Оказывается, сериал идет про Валерий Ободзинского, а я не смотрю. Вот надо так изничтожить телевидение, что и интересное пропустишь. Валерия, как певца, не очень-то и чествовали, а я его обожаю. Оптимистический голос. Без кобзоновского патриотизма и без градского надрыва. Спокойный и уверенный. Как впрочем и большинство певцов того времени. Отбор был, воспитание.
- Эти глаза напротив, вот и свела судьба. Только бы не подвела...
Для нас пели. Помню, как-то на танцплощадке местный ВИА решил петь до тех пор пока хоть кто-то из публики остаётся. В пятом часу им все же надоело и пришлось заявить, что струны полопались, закончить танцы. А поредевшая публика могла и дальше танцевать. Танцы на танцплощадке были бесплатные под открытым небом, за вечер вся молодежь побывает.
Но, это в посёлке. А в Череповце танцплощадка была за оградой. Забор высоченный, штыри металлические метров пять будут, вверху острокованные. Сама площадка внутри ограды приподнятая метра на полтора. Сцена, кучки по разные стороны. Кто со спички, кто со сталеваров. По краям девушки, в середине драка волчком кружит.

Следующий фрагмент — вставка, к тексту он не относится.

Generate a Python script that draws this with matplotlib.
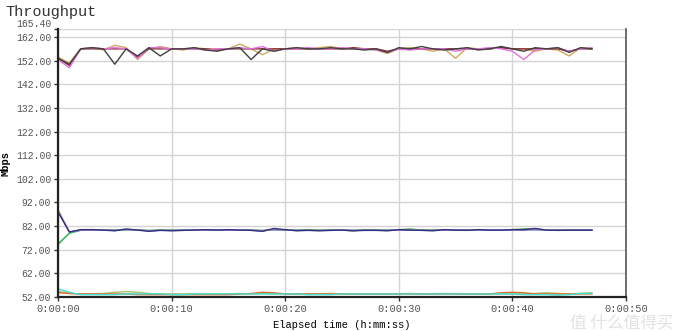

Дружинники из комсостава в воротах билеты проверяют. Рядом наряд милиции отдыхает, до отбоя в дела не вмешивается. Только изредка патрулируют парк, забитый скамеечками с парочками.
Публика в то время была все же постарше сегодняшней годов на пять, может и посерьезней. Не знаю, это не отложилось в памяти. У нас своя компания 15-16 лет, мы не на танцы ходили - на гулянки. Билеты редко покупали. В то время, что-то не припомню. Были какие-то контрамарки, ходы различные, да и так нас пропускали ближе к концу.
Помню, лезу я через ограду, плащ на мне болонья распахнутый, зацепился за пики, я и слетел сверху на площадку. Плащ в клочья, я лежу, хорошо не мой был, у друзей для конспирации заимствованный. Подняли меня дружинники, отряхнули. Полезай, говорят, обратно. Сволочные ребята попались, вроде как из военного училища. Креста, говорю, на вас нет. Нет, говорят. Пришлось лезь. А это уже не три метра с которых я упал. Полез. Легкий я был, и веселый. Летал как голубок.
И песни пели забористые, ввысь зовущие. Не решетчатый шансон. Над головой парк шумит, темень страшная, небо звездное. Воздух летний, ветерок свежий с реки. Разборки в кустах, крики тревожные. Беготня и веселье. И жизнь длинная, длинная впереди, как строящаяся БАМ.
Сейчас разве запоешь песню в четыре утра? Михалков сразу прибежит. Отдай, заорет, тыщу за нарушение авторских прав. А разве это не наше право песни петь? Или только осталось сказки слушать.